Podemos encontrar nuestra verdadera identidad al comprender nuestra relación con Dios, la Verdad y el Amor. Por ser Su descendencia, somos la expresión de la Verdad y el Amor, que se evidencia en los pensamientos pacíficos y armoniosos y en las interacciones afectuosas con los demás. No obstante, identificarnos con la Verdad y el Amor no significa que nuestra individualidad se pierda en nuestra unidad con Dios. Nuestra expresión de estas cualidades es única y completamente espiritual, y las circunstancias materiales no pueden tocarla. Nuestra individualidad refleja las cualidades de un solo Dios, como son la paciencia y la generosidad, en soluciones inspiradas y en bondad hacia todos. Reconocer a Dios como la fuente de nuestra individualidad espiritual, y la de todos, sana las situaciones discordantes.
En una época en que la ira parecía estar usurpando mi individualidad, me sentía como si estuviera luchando a diario con las personas que me rodeaban. Mientras oraba, el primer pensamiento que me vino fue: “No te entregues a esto”. Busqué entregarse y encontré esta declaración en Escritos Misceláneos 1883-1896, por Mary Baker Eddy: “Sabed esto: que no podéis vencer los efectos perniciosos del pecado sobre vosotros mismos, si os entregáis en forma alguna al pecado; pues tarde o temprano, caeréis víctimas de vuestros propios pecados y de los ajenos” (pág. 115). Con esa idea en mente, me sentí facultada para no expresar ira hacia los demás y abordarla, en cambio, en mi pensamiento.

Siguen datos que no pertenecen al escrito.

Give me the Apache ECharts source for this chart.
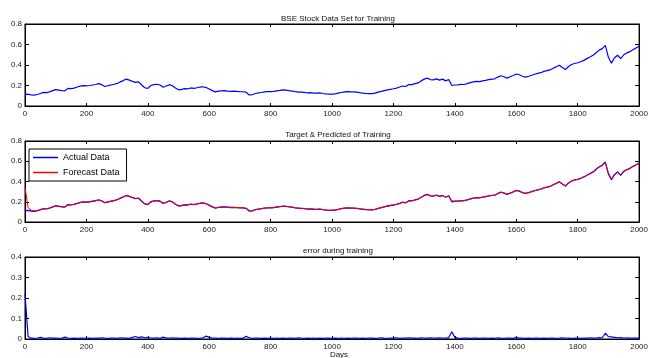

Al principio, soportar los arrebatos de ira de los demás parecía más allá de mi capacidad. Pero me he dado cuenta de que, cuando defiendo mi individualidad al notar y eliminar la ira en mi propio pensamiento, esta desaparece de mi experiencia, y también de la de los demás. Cuando una mota de polvo cae en la solapa de alguien, es mejor quitarlo suavemente que frotarlo, para evitar que penetre en la prenda. Oré para ver más claramente que la ira no es un poder; el Amor divino es el único poder y presencia, y mi expresión de amor me permite eliminar los pensamientos feos y llenos de ira.
Eliminar rasgos que no nos pertenecen muestra compasión por nosotros y por los demás. La transformación del carácter requiere trabajo, pero el amor y la paciencia nos dan el valor para continuar.
Cristo Jesús enfrentó una vez a una multitud enfurecida que quería apedrear a una mujer que había cometido adulterio. Él fue compasivo con todos los involucrados —la mujer y la multitud— sin condenar a nadie. Con calma, en oración, eliminó la ira de la situación hasta que solo quedó la mujer, a la que le dijo suavemente: “Vete, y no peques más” (Juan 8:11). El hecho de que Jesús reconociera la identidad pura de todos como el reflejo de Dios sanó el pecado y disolvió la ira.
He descubierto que puedo hacer lo mismo a través de la oración, pidiéndole a Dios que me muestre que cada individuo es Su brillante expresión. Este tipo de oración siempre cambia mi forma de pensar, a veces sin una palabra, y otras veces a través de palabras suaves que me ayudan a recordarme a mí misma y a los demás lo que somos como hijos de Dios. De hecho, he tenido varios incidentes, como la llamada telefónica mencionada anteriormente, y más de una persona se ha liberado de la ira y me ha agradecido por las ideas que compartí.
Cuando reconocemos que cada individualidad proviene del Dios único, que es el Amor, la paz se restaura y se mantiene para cada uno de nosotros, y se siente en el mundo.